Tests on 15 bottled water brands from Canada and 48 from Europe found some products were contaminated with trace amounts of the toxic metal antimony.
The researchers, from the University of Heidelberg in Germany, said they strongly suspected PET bottles were the source of the contamination. Water in PET contained up to 30 times more antimony than water packaged in glass, they said.
The team confirmed the theory by adding 'pure' water to PET bottles and monitoring antimony contamination.
All levels found were well below the guidelines for antimony in drinking water. Yet, professor William Shotyk, who led the research, said the continuous release of antimony from the PET containers to the water was "bothersome".
Antimony levels doubled to 630 parts per trillion in bottled water that had been stored for three months, indicating contamination increases with a product's lifetime.
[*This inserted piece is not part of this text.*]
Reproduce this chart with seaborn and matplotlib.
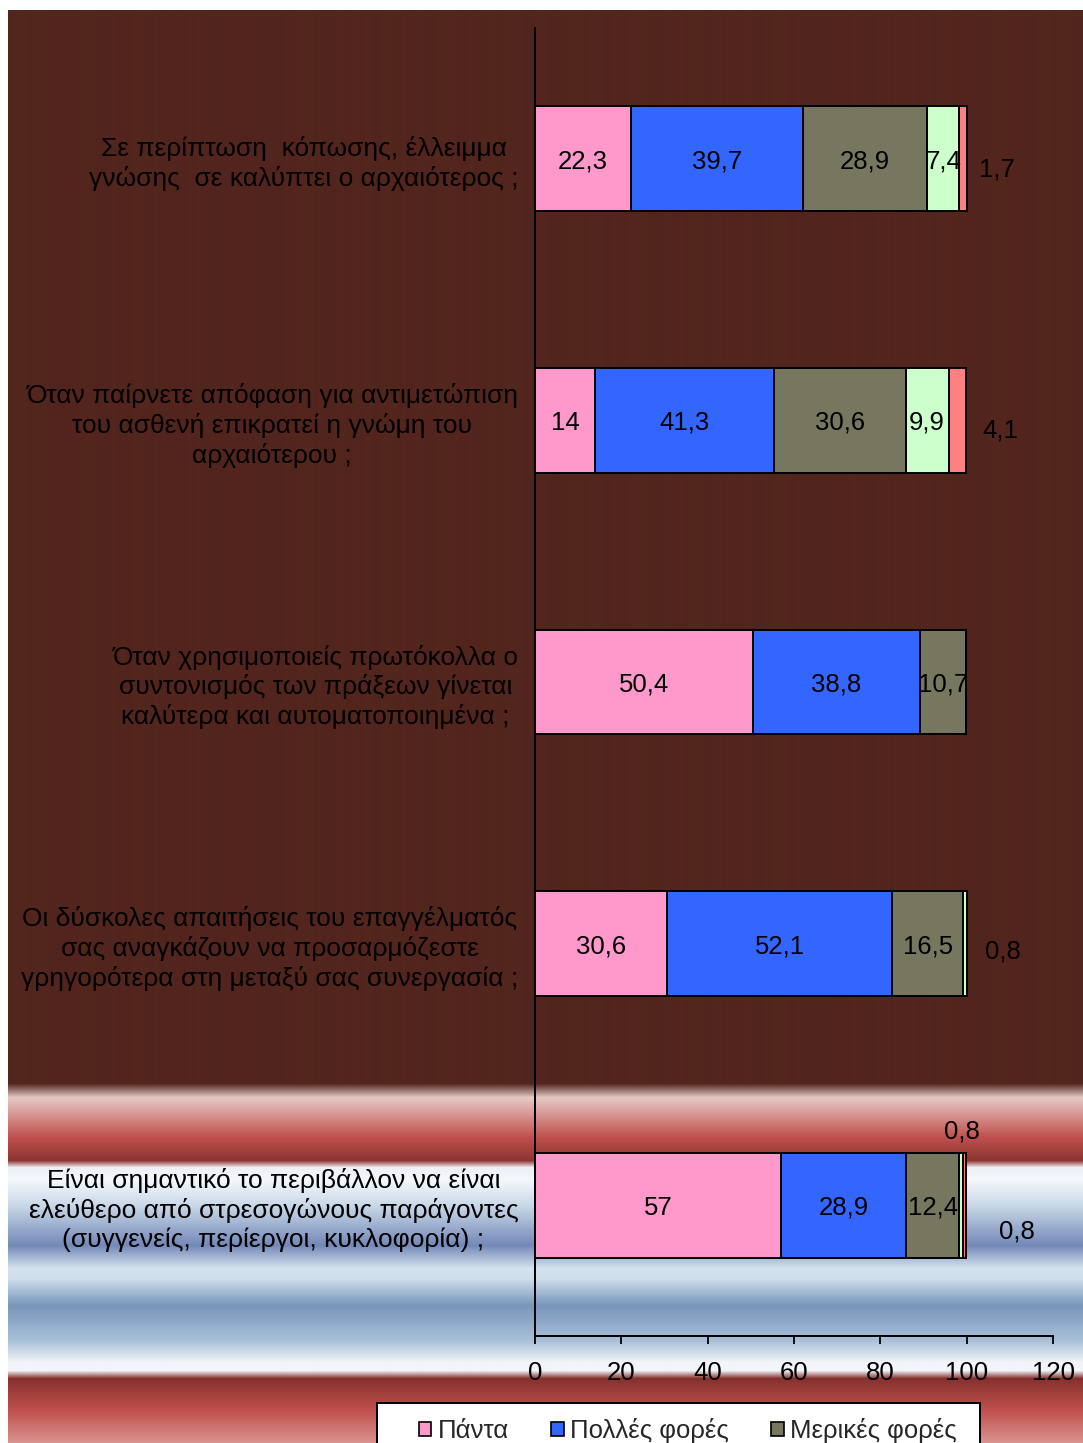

The levels found in water were not an immediate health threat to consumers, though Shotyk added: "There is unlikely to be a beneficial effect of Sb [antimony] contamination."
Antimony trioxide is used as a catalyst in the manufacture of PET, and PET typically contains several hundred mg/kg of the metal. For comparison, most of the rocks and soils at the surface of the earth contain less than 1 mg/kg.
Little is known about the character and effects of antimony, although the University of Heidelberg said last year the element's "environmental significance clearly outweighs the attention it has received to date".
It said there had been few comprehensive studies on antimony, despite the fact that "most humans are now being chronically exposed to low levels of antimony in food, water and the air".
Antimony is recognised as a hazardous substance by authorities in US and Europe. Heidelberg's Institute of Environmental Geochemistry held the 1st International Workshop on 'Antimony in the Environment' in May last year.